_What you need to do:_
Retype only what runs from the first line of the listing to the line holding "fontweight=weight, fontstyle=style, **kw)", both included. Do not retype the pictures.

(Code that draws figures)
.....

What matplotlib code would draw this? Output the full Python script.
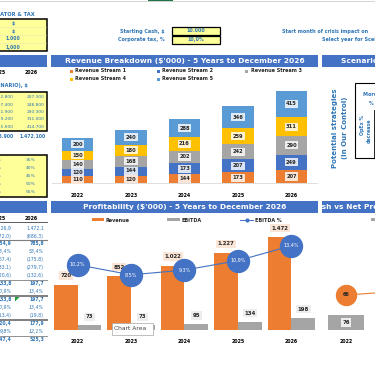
import numpy as np
import matplotlib.pyplot as plt
from matplotlib.patches import Rectangle, Polygon
from matplotlib.lines import Line2D

# ---- data ----
years = ['2022', '2023', '2024', '2025', '2026']
stream_names = ['Revenue Stream 1', 'Revenue Stream 2', 'Revenue Stream 3',
                'Revenue Stream 4', 'Revenue Stream 5']
stream1 = [110, 120, 144, 173, 207]
stream2 = [120, 144, 173, 207, 249]
stream3 = [140, 168, 202, 242, 290]
stream4 = [150, 180, 216, 259, 311]
stream5 = [200, 240, 288, 346, 415]

revenue = [720, 852, 1022, 1227, 1472]
revenue_lbl = ['720', '852', '1.022', '1.227', '1.472']
ebitda = [73, 73, 95, 134, 198]
ebitda_pct = [10.2, 8.5, 9.3, 10.9, 13.4]

cash_years = ['2022', '2023']
net_profit = [76]
cash = [66, 73]  # 2nd point is off-screen, only the line to it shows

rev_2025 = ['172.800', '207.400', '241.900', '259.200', '345.600']
rev_2026 = ['207.300', '248.800', '290.300', '311.000', '414.700']
rev_tot = ['1.226.900', '1.472.100']
pct_2025 = ['30%', '35%', '40%', '45%', '50%']
pct_2026 = ['35%', '40%', '45%', '50%', '55%']

pl_2025 = ['1.226,9', '(572,0)', '654,9', '53,4%', '(167,4)', '(233,1)', '(120,6)',
           '133,8', '10,9%', '133,8', '10,9%', '(13,4)', '120,4', '9,8%', '347,4']
pl_2026 = ['1.472,1', '(686,3)', '785,8', '53,4%', '(175,8)', '(279,7)', '(132,6)',
           '197,7', '13,4%', '197,7', '13,4%', '(19,8)', '177,9', '12,1%', '525,3']
pl_style = ['n', 'n', 'b', 'i', 'n', 'n', 'n', 'b', 'i', 'b', 'i', 'n', 'b', 'i', 'b']

# ---- colours ----
ORANGE, BLUE, GRAY, GOLD, LBLUE = '#ED7D31', '#4472C4', '#A5A5A5', '#FFC000', '#5B9BD5'
LBL_BG = ['#FBE5D6', '#DAE3F3', '#EDEDED', '#FFF2CC', '#DEEBF7']
HEAD = '#4472C4'
TXT = '#2E75B6'
YEL = '#FFFF99'
DARK = '#262626'

W, H = 375, 366
fig = plt.figure(figsize=(W / 100, H / 100), dpi=100)


def fx(x):
    return x / W


def fy(y):
    return 1 - y / H


def text(x, y, s, ha='left', size=3.5, color=TXT, weight='bold', style='normal', **kw):
    return fig.text(fx(x), fy(y), s, ha=ha, va='center', fontsize=size, color=color,
                    fontweight=weight, fontstyle=style, **kw)


def rect(x0, y0, x1, y1, fc, ec='none', lw=0, z=1):
    fig.add_artist(Rectangle((fx(x0), fy(y1)), (x1 - x0) / W, (y1 - y0) / H,
                             transform=fig.transFigure, fc=fc, ec=ec, lw=lw, zorder=z))


def line(x0, x1, y0, y1, color, lw, z=2):
    fig.add_artist(Line2D([fx(x0), fx(x1)], [fy(y0), fy(y1)], transform=fig.transFigure,
                          color=color, lw=lw, zorder=z))


def title_bar(x0, x1, y0, y1, s='', tx=None, ha='center'):
    ax = fig.add_axes([fx(x0), fy(y1), (x1 - x0) / W, (y1 - y0) / H])
    ax.set_facecolor(HEAD)
    ax.set_xticks([])
    ax.set_yticks([])
    for sp in ax.spines.values():
        sp.set_visible(False)
    if s:
        ax.text((tx - x0) / (x1 - x0), 0.5, s, transform=ax.transAxes, ha=ha, va='center',
                color='white', fontsize=5.4, fontweight='bold', clip_on=True)


def clean(ax):
    for sp in ax.spines.values():
        sp.set_visible(False)
    ax.set_yticks([])
    ax.patch.set_visible(False)


# ---- top strip ----
line(0, 375, 1, 1, '#D4D4D4', 0.7)
rect(148, 0, 173, 1.6, '#217346')
text(35, 14, 'INDICATOR & TAX', ha='right', size=3.7)
rect(-2, 19, 47, 51, YEL, 'black', 1.1)
for yy in [27, 35, 43]:
    line(0, 46, yy, yy, '#E6E6B8', 0.4)
for yy, s in zip([23, 31, 39, 47], ['$', '$', '1.000', '1,000']):
    text(13, yy, s, ha='center', size=3.3)
text(165, 31, 'Starting Cash, $', ha='right')
text(165, 39, 'Corporate tax, %', ha='right')
rect(172, 27, 220, 35, YEL, 'black', 0.9)
rect(172, 36, 220, 44, YEL, 'black', 0.9)
text(196, 31, '10.000', ha='center', size=3.4)
text(196, 40, '10,0%', ha='center', size=3.4)
text(282, 31, 'Start month of crisis impact on', size=3.5)
text(322, 39, 'Select year for Scenario', size=3.5)

# ---- title bars ----
title_bar(0, 47, 55, 67)
title_bar(51, 318, 55, 67, "Revenue Breakdown ($'000) - 5 Years to December 2026", 184.5)
title_bar(322, 375, 55, 67, 'Scenario Analysis', 341, ha='left')
title_bar(0, 47, 201, 213)
title_bar(51, 318, 201, 213, "Profitability ($'000) - 5 Years to December 2026", 184.5)
title_bar(322, 375, 201, 213, "Cash vs Net Profit ($'000)", 311, ha='left')

# ---- left: revenue table ----
text(6, 72, '2025', ha='right', size=3.4, color='black')
text(38, 72, '2026', ha='right', size=3.4, color='black')
text(28, 85, 'REVENUE (BASE SCENARIO), $', ha='right', size=3.6)
rect(-2, 92, 47, 131, YEL, 'black', 1.1)
rev_rows = [97, 104.5, 112, 119.5, 127]
for yy, a, b in zip(rev_rows, rev_2025, rev_2026):
    text(13.5, yy, a, ha='right', size=3.2, weight='normal')
    text(45, yy, b, ha='right', size=3.2, weight='normal')
text(14, 136, rev_tot[0], ha='right', size=3.3)
text(46, 136, rev_tot[1], ha='right', size=3.3)
rect(-2, 155, 47, 197, YEL, 'black', 1.1)
pct_rows = [160, 168, 176, 184, 192]
for yy, a, b in zip(pct_rows, pct_2025, pct_2026):
    text(-3, yy, a, ha='center', size=3.2, weight='normal')
    text(31, yy, b, ha='center', size=3.2, weight='normal')

# ---- left: P&L table ----
text(6, 218, '2025', ha='right', size=3.4, color='black')
text(38, 218, '2026', ha='right', size=3.4, color='black')
line(0, 47, 222.5, 222.5, '#404040', 0.6)
for i, (a, b, st) in enumerate(zip(pl_2025, pl_2026, pl_style)):
    yy = 228 + 8 * i
    w = 'bold' if st == 'b' else 'normal'
    fs = 'italic' if st == 'i' else 'normal'
    text(11.5, yy, a, ha='right', size=3.3, weight=w, style=fs)
    text(44, yy, b, ha='right', size=3.3, weight=w, style=fs)
line(0, 47, 240, 240, '#7F7F7F', 0.8)
line(0, 47, 280, 280, '#7F7F7F', 0.6)
line(0, 47, 296, 296, '#7F7F7F', 1.4)
line(0, 47, 320, 320, '#7F7F7F', 1.4)
line(0, 47, 336, 336, '#7F7F7F', 0.6)
fig.add_artist(Polygon([[fx(15), fy(297)], [fx(19.5), fy(297)], [fx(15), fy(301.5)]],
                       closed=True, transform=fig.transFigure, fc='#1E9E3E', ec='none', zorder=3))

# ---- revenue breakdown chart ----
x = np.arange(len(years))
streams = [stream1, stream2, stream3, stream4, stream5]
colors = [ORANGE, BLUE, GRAY, GOLD, LBLUE]
ax1 = fig.add_axes([fx(52), fy(183), 265 / W, 103 / H])
ax1.set_xlim(-0.477, 4.477)
ax1.set_ylim(0, 1648)
bottom = np.zeros(len(years))
for vals, c, lc in zip(streams, colors, LBL_BG):
    ax1.bar(x, vals, 0.58, bottom=bottom, color=c, zorder=2)
    for xi, b, v in zip(x, bottom, vals):
        ax1.text(xi, b + v / 2, str(v), ha='center', va='center', fontsize=3.7,
                 fontweight='bold', color=DARK, zorder=3,
                 bbox=dict(boxstyle='square,pad=0.3', fc=lc, ec='none'))
    bottom += vals
clean(ax1)
ax1.spines['bottom'].set_visible(True)
ax1.spines['bottom'].set_color('#D9D9D9')
ax1.spines['bottom'].set_linewidth(0.6)
ax1.set_xticks(x, years)
ax1.tick_params(axis='x', length=0, pad=7.4, labelsize=3.4)
for lab in ax1.get_xticklabels():
    lab.set_fontweight('bold')

# revenue legend
leg_pos = [(71, 71), (158, 71), (247, 71), (71, 79), (158, 79)]
for (lx, ly), name, c in zip(leg_pos, stream_names, colors):
    rect(lx - 1.5, ly - 1.5, lx + 1.5, ly + 1.5, c)
    text(lx + 4, ly, name, size=3.5, color=DARK)

# ---- profitability chart ----
ax2 = fig.add_axes([fx(52), fy(330), 265 / W, 105 / H])
ax2.set_xlim(-0.477, 4.477)
ax2.set_ylim(0, 1667)
ax2.bar(x - 0.22, revenue, 0.44, color=ORANGE, zorder=2)
ax2.bar(x + 0.22, ebitda, 0.44, color=GRAY, zorder=2)
for xi, v, s in zip(x, revenue, revenue_lbl):
    ax2.annotate(s, (xi - 0.22, v), xytext=(0, 6.5), textcoords='offset points',
                 ha='center', va='center', fontsize=3.9, fontweight='bold', color=DARK,
                 bbox=dict(boxstyle='square,pad=0.3', fc='#FBE5D6', ec='none'), zorder=3)
for xi, v in zip(x, ebitda):
    ax2.annotate(str(v), (xi + 0.22, v), xytext=(0, 6.1), textcoords='offset points',
                 ha='center', va='center', fontsize=3.9, fontweight='bold', color=DARK,
                 bbox=dict(boxstyle='square,pad=0.3', fc='#EDEDED', ec='none'), zorder=3)
clean(ax2)
ax2.set_xticks(x, years)
ax2.tick_params(axis='x', length=0, pad=6.7, labelsize=3.4)
for lab in ax2.get_xticklabels():
    lab.set_fontweight('bold')
ax2b = ax2.twinx()
ax2b.set_ylim(-0.8, 16.9)
ax2b.plot(x, ebitda_pct, color=BLUE, lw=0.8, marker='o', ms=15.8, mfc=BLUE, mec=BLUE, zorder=4)
for xi, p in zip(x, ebitda_pct):
    ax2b.text(xi, p, f'{p:.1f}'.replace('.', ',') + '%', ha='center', va='center',
              fontsize=3.5, color='white', zorder=5)
clean(ax2b)

# profitability legend
rect(92, 218.5, 104, 221.5, ORANGE)
text(106, 220, 'Revenue', size=3.5, color=DARK)
rect(167, 218.5, 180, 221.5, GRAY)
text(182, 220, 'EBITDA', size=3.5, color=DARK)
line(240, 253, 220, 220, BLUE, 0.7)
fig.add_artist(Line2D([fx(246.5)], [fy(220)], transform=fig.transFigure, marker='o',
                      ms=2, color=BLUE, zorder=3))
text(255, 220, 'EBITDA %', size=3.5, color=DARK)

# ---- cash vs net profit chart ----
cx = np.arange(len(cash_years))
ax3 = fig.add_axes([fx(322), fy(330), 107 / W, 105 / H])
ax3.set_xlim(-0.449, 1.551)
ax3.set_ylim(0, 532)
ax3.bar(cx[:len(net_profit)], net_profit, 0.69, color=GRAY, zorder=2)
for xi, v in zip(cx, net_profit):
    ax3.text(xi, v / 2, str(v), ha='center', va='center', fontsize=3.9, fontweight='bold',
             color=DARK, bbox=dict(boxstyle='square,pad=0.3', fc='#EDEDED', ec='none'), zorder=3)
clean(ax3)
ax3.set_xticks(cx, cash_years)
ax3.tick_params(axis='x', length=0, pad=6.7, labelsize=3.4)
for lab in ax3.get_xticklabels():
    lab.set_fontweight('bold')
ax3b = ax3.twinx()
ax3b.set_ylim(0, 198)
ax3b.plot(cx, cash, color=ORANGE, lw=0.8, marker='o', ms=14.4, mfc=ORANGE, mec=ORANGE, zorder=4)
for xi, v in zip(cx, cash):
    ax3b.text(xi, v, str(v), ha='center', va='center', fontsize=3.6, fontweight='bold',
              color=DARK, zorder=5)
clean(ax3b)
rect(371, 218.5, 376, 221.5, GRAY)

# ---- scenario panel ----
text(334.5, 128, 'Potential strategies', ha='center', size=5.0, rotation=90)
text(344.5, 128, '(In Our Control)', ha='center', size=5.0, rotation=90)
rect(355, 83, 390, 158, 'white', 'black', 0.8)
text(363, 95, 'More revenue', size=3.5)
text(369, 103, '%  change', size=3.4)
text(362.5, 125, 'OpEx %', ha='center', size=3.4, rotation=90)
text(369, 131, 'decrease', ha='center', size=3.4, rotation=90)
line(374, 374, 110, 157, 'black', 0.6)

# ---- "Chart Area" tooltip ----
rect(112, 323, 153, 335, 'white', '#A6A6A6', 0.5, z=10)
fig.text(fx(114), fy(329), 'Chart Area', ha='left', va='center', fontsize=4.3,
         color='#404040', zorder=11)

fig.savefig('out.png', dpi=100)
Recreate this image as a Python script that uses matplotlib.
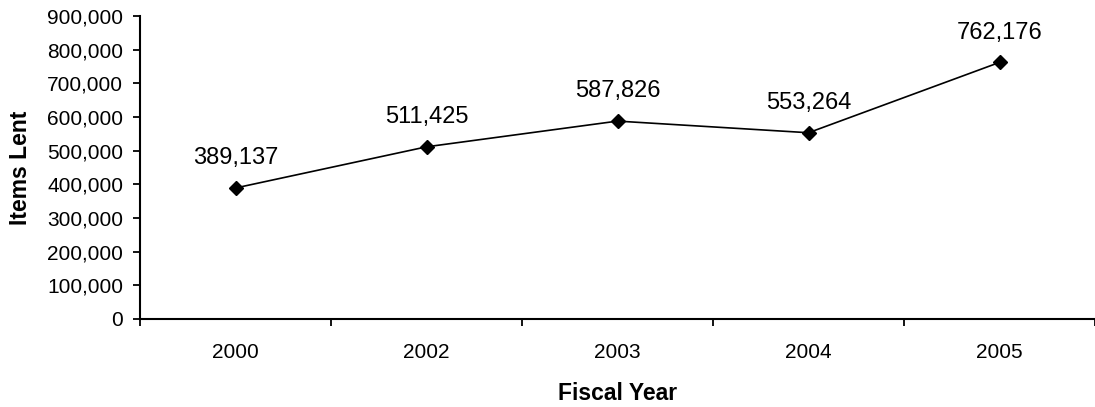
import matplotlib
matplotlib.use("Agg")
import matplotlib.pyplot as plt
from matplotlib.ticker import FuncFormatter, FixedLocator

plt.rcParams['font.family'] = ['Liberation Sans', 'DejaVu Sans']

years = ["2000", "2002", "2003", "2004", "2005"]
items_lent = [389137, 511425, 587826, 553264, 762176]
y_ticks = [0, 100000, 200000, 300000, 400000, 500000, 600000, 700000, 800000, 900000]

fig = plt.figure(figsize=(10.95, 4.07), dpi=100)
ax = fig.add_axes([140 / 1095, 88 / 407, 955 / 1095, 303 / 407])

x = list(range(len(years)))
ax.plot(x, items_lent, color='black', linewidth=1.2, marker='D', markersize=7.5,
        markerfacecolor='black', markeredgecolor='black', zorder=3,
        clip_on=False)

for xi, v in zip(x, items_lent):
    ax.annotate(f"{v:,}", (xi, v), xytext=(0, 17), textcoords='offset points',
                ha='center', va='baseline', fontsize=17)

ax.set_xlim(-0.5, len(years) - 0.5)
ax.set_ylim(0, 900000)
ax.set_yticks(y_ticks)
ax.yaxis.set_major_formatter(FuncFormatter(lambda v, p: f"{int(v):,}"))

# category labels centred, tick marks on category boundaries
ax.set_xticks(x)
ax.set_xticklabels(years, fontsize=15)
ax.tick_params(axis='x', which='major', length=0, pad=17)
ax.xaxis.set_minor_locator(FixedLocator([i - 0.5 for i in range(len(years) + 1)]))
ax.tick_params(axis='x', which='minor', length=5, width=1.3, direction='out')
ax.tick_params(axis='y', length=5, width=1.3, direction='out', labelsize=15, pad=7)

for side in ['top', 'right']:
    ax.spines[side].set_visible(False)
for side in ['left', 'bottom']:
    ax.spines[side].set_linewidth(1.5)

ax.set_ylabel("Items Lent", fontsize=16.5, fontweight='bold')
ax.yaxis.set_label_coords(-0.113, 0.5)
ax.set_xlabel("Fiscal Year", fontsize=16.5, fontweight='bold')
ax.xaxis.set_label_coords(0.5, -0.208)

fig.savefig("out.png", dpi=100)
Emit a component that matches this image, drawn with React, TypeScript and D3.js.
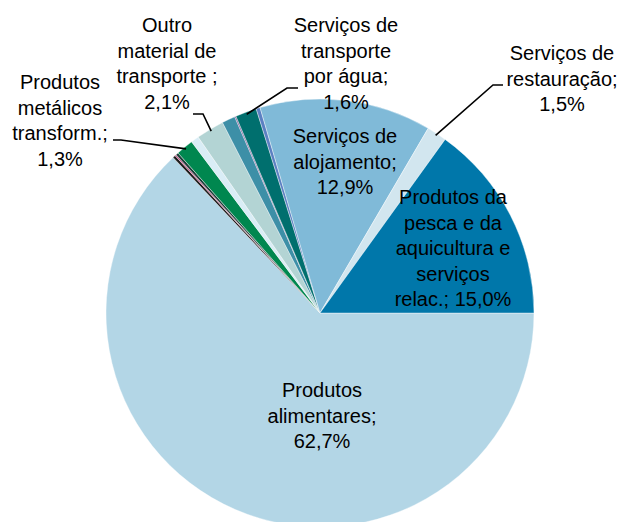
import React, { useEffect, useRef } from "react";
import * as d3 from "d3";

// slices in clockwise order, starting at 3 o'clock
const categories = [
  "Produtos alimentares",
  "Outros 1",
  "Outros 2",
  "Outros 3",
  "Produtos metálicos transform.",
  "Outros 4",
  "Outro material de transporte",
  "Outros 5",
  "Outros 6",
  "Serviços de transporte por água",
  "Outros 7",
  "Serviços de alojamento",
  "Serviços de restauração",
  "Produtos da pesca e da aquicultura e serviços relac.",
];
const values = [62.7, 0.2, 0.1, 0.2, 1.3, 0.6, 2.1, 1.0, 0.1, 1.6, 0.3, 12.9, 1.5, 15.0];
const colors = [
  "#b3d6e6",
  "#1c1c1c",
  "#c2407a",
  "#1e3f3a",
  "#00874f",
  "#d9edf6",
  "#b3d4d4",
  "#3d8fa7",
  "#7a5a9a",
  "#006f6e",
  "#5b80c2",
  "#80bad8",
  "#d2e6ef",
  "#0077aa",
];

// label text, one entry per labelled slice
const labelLines: Record<number, string[]> = {
  0: ["Produtos", "alimentares;", "62,7%"],
  4: ["Produtos", "metálicos", "transform.;", "1,3%"],
  6: ["Outro", "material de", "transporte ;", "2,1%"],
  9: ["Serviços de", "transporte", "por água;", "1,6%"],
  11: ["Serviços de", "alojamento;", "12,9%"],
  12: ["Serviços de", "restauração;", "1,5%"],
  13: ["Produtos da", "pesca e da", "aquicultura e", "serviços", "relac.; 15,0%"],
};

// label placement: x, first line centre y, optional leader elbow
const labelLayout: Record<number, { x: number; y: number; leader?: [number, number][] }> = {
  0: { x: 322, y: 390 },
  4: { x: 60, y: 82, leader: [[113, 140], [121, 140]] },
  6: { x: 167, y: 25, leader: [[193, 114], [203, 114]] },
  9: { x: 346, y: 25, leader: [[298, 88], [287, 88]] },
  11: { x: 345, y: 136 },
  12: { x: 562, y: 53, leader: [[503, 85], [493, 85]] },
  13: { x: 453, y: 197 },
};

const App = () => {
  const svgRef = useRef<SVGSVGElement>(null);

  useEffect(() => {
    document.body.style.margin = "0";
    const width = 619;
    const height = 522;
    const cx = 320;
    const cy = 313;
    const radius = 214;
    const lineHeight = 25.6;

    const svg = d3.select(svgRef.current);
    svg.selectAll("*").remove();
    svg.attr("width", width).attr("height", height);

    const pie = d3
      .pie<number>()
      .sort(null)
      .value((d) => d)
      .startAngle(Math.PI / 2)
      .endAngle(Math.PI / 2 + 2 * Math.PI);

    const arcs = pie(values);
    const arc = d3.arc<d3.PieArcDatum<number>>().innerRadius(0).outerRadius(radius);

    const g = svg.append("g").attr("transform", `translate(${cx},${cy})`);

    g.selectAll("path")
      .data(arcs)
      .join("path")
      .attr("d", arc)
      .attr("fill", (d, i) => colors[i])
      .attr("stroke", "#ffffff")
      .attr("stroke-width", 0.4);

    // leader lines
    Object.keys(labelLayout).forEach((k) => {
      const i = +k;
      const lay = labelLayout[i];
      if (!lay.leader) return;
      const a = (arcs[i].startAngle + arcs[i].endAngle) / 2;
      const end: [number, number] = [
        cx + radius * 0.99 * Math.sin(a),
        cy - radius * 0.99 * Math.cos(a),
      ];
      svg
        .append("path")
        .attr("d", d3.line()([...lay.leader, end]))
        .attr("fill", "none")
        .attr("stroke", "#000")
        .attr("stroke-width", 1.6);
    });

    // labels
    Object.keys(labelLines).forEach((k) => {
      const i = +k;
      const lay = labelLayout[i];
      const text = svg
        .append("text")
        .attr("text-anchor", "middle")
        .attr("font-family", "'Liberation Sans', Arial, sans-serif")
        .attr("font-size", 20)
        .attr("fill", "#000");
      labelLines[i].forEach((line, j) => {
        text
          .append("tspan")
          .attr("x", lay.x)
          .attr("y", lay.y + j * lineHeight)
          .attr("dy", "0.35em")
          .text(line);
      });
    });
  }, []);

  return <svg ref={svgRef} style={{ display: "block" }}></svg>;
};

export default App;
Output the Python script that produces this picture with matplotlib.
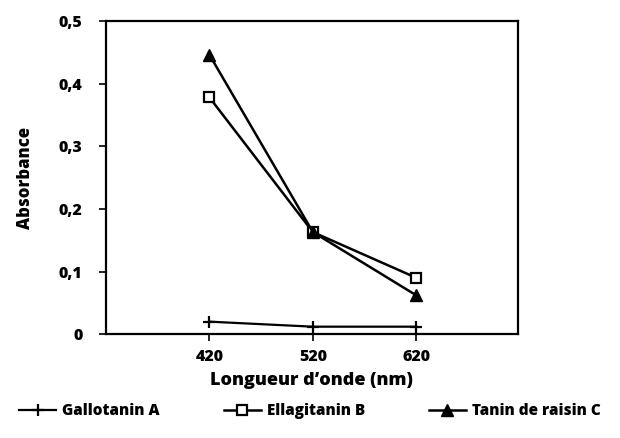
import numpy as np
import matplotlib.pyplot as plt

wavelength = [420, 520, 620]
gallotanin_a = [0.020, 0.012, 0.012]
ellagitanin_b = [0.378, 0.163, 0.090]
tanin_raisin_c = [0.446, 0.163, 0.062]
y_ticks = [0, 0.1, 0.2, 0.3, 0.4, 0.5]
y_labels = ['0', '0,1', '0,2', '0,3', '0,4', '0,5']

plt.rcParams['font.family'] = ['Open Sans', 'DejaVu Sans']
plt.rcParams['font.weight'] = 'heavy'

fig = plt.figure(figsize=(6.2, 4.38), dpi=100, facecolor='w')
ax = fig.add_axes([0.171, 0.237, 0.664, 0.715])

ax.plot(wavelength, gallotanin_a, c='k', lw=1.6, marker='+', ms=9, mew=1.6,
        label='Gallotanin A')
ax.plot(wavelength, ellagitanin_b, c='k', lw=1.8, marker='s', ms=7, mew=1.6,
        mfc='w', label='Ellagitanin B')
ax.plot(wavelength, tanin_raisin_c, c='k', lw=1.8, marker='^', ms=9,
        mfc='k', label='Tanin de raisin C')

ax.set_xlim(320, 718)
ax.set_ylim(0, 0.5)
ax.set_xticks(wavelength)
ax.set_yticks(y_ticks)
ax.set_yticklabels(y_labels)
for s in ax.spines.values():
    s.set_linewidth(1.6)
ax.tick_params(direction='out', length=5, width=1.2, labelsize=11.5)
ax.tick_params(axis='y', pad=12)
ax.tick_params(axis='x', pad=6)
ax.set_xlabel("Longueur d\u2019onde (nm)", fontsize=13, fontweight='heavy', labelpad=5)
ax.set_ylabel('Absorbance', fontsize=12, fontweight='heavy', labelpad=18)

fig.legend(loc='lower center', bbox_to_anchor=(0.5, 0.012), ncol=3, frameon=False,
           columnspacing=4.2, handlelength=2.4, handletextpad=0.4,
           prop={'weight': 'heavy', 'size': 11})

plt.savefig('out.png', dpi=100)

.....

_Problem solution:_
What matplotlib code would draw this? Output the full Python script.
import numpy as np
import matplotlib.pyplot as plt
from matplotlib.patches import Rectangle, Polygon
from matplotlib.lines import Line2D

# ---- data ----
years = ['2022', '2023', '2024', '2025', '2026']
stream_names = ['Revenue Stream 1', 'Revenue Stream 2', 'Revenue Stream 3',
                'Revenue Stream 4', 'Revenue Stream 5']
stream1 = [110, 120, 144, 173, 207]
stream2 = [120, 144, 173, 207, 249]
stream3 = [140, 168, 202, 242, 290]
stream4 = [150, 180, 216, 259, 311]
stream5 = [200, 240, 288, 346, 415]

revenue = [720, 852, 1022, 1227, 1472]
revenue_lbl = ['720', '852', '1.022', '1.227', '1.472']
ebitda = [73, 73, 95, 134, 198]
ebitda_pct = [10.2, 8.5, 9.3, 10.9, 13.4]

cash_years = ['2022', '2023']
net_profit = [76]
cash = [66, 73]  # 2nd point is off-screen, only the line to it shows

rev_2025 = ['172.800', '207.400', '241.900', '259.200', '345.600']
rev_2026 = ['207.300', '248.800', '290.300', '311.000', '414.700']
rev_tot = ['1.226.900', '1.472.100']
pct_2025 = ['30%', '35%', '40%', '45%', '50%']
pct_2026 = ['35%', '40%', '45%', '50%', '55%']

pl_2025 = ['1.226,9', '(572,0)', '654,9', '53,4%', '(167,4)', '(233,1)', '(120,6)',
           '133,8', '10,9%', '133,8', '10,9%', '(13,4)', '120,4', '9,8%', '347,4']
pl_2026 = ['1.472,1', '(686,3)', '785,8', '53,4%', '(175,8)', '(279,7)', '(132,6)',
           '197,7', '13,4%', '197,7', '13,4%', '(19,8)', '177,9', '12,1%', '525,3']
pl_style = ['n', 'n', 'b', 'i', 'n', 'n', 'n', 'b', 'i', 'b', 'i', 'n', 'b', 'i', 'b']

# ---- colours ----
ORANGE, BLUE, GRAY, GOLD, LBLUE = '#ED7D31', '#4472C4', '#A5A5A5', '#FFC000', '#5B9BD5'
LBL_BG = ['#FBE5D6', '#DAE3F3', '#EDEDED', '#FFF2CC', '#DEEBF7']
HEAD = '#4472C4'
TXT = '#2E75B6'
YEL = '#FFFF99'
DARK = '#262626'

W, H = 375, 366
fig = plt.figure(figsize=(W / 100, H / 100), dpi=100)


def fx(x):
    return x / W


def fy(y):
    return 1 - y / H


def text(x, y, s, ha='left', size=3.5, color=TXT, weight='bold', style='normal', **kw):
    return fig.text(fx(x), fy(y), s, ha=ha, va='center', fontsize=size, color=color,
                    fontweight=weight, fontstyle=style, **kw)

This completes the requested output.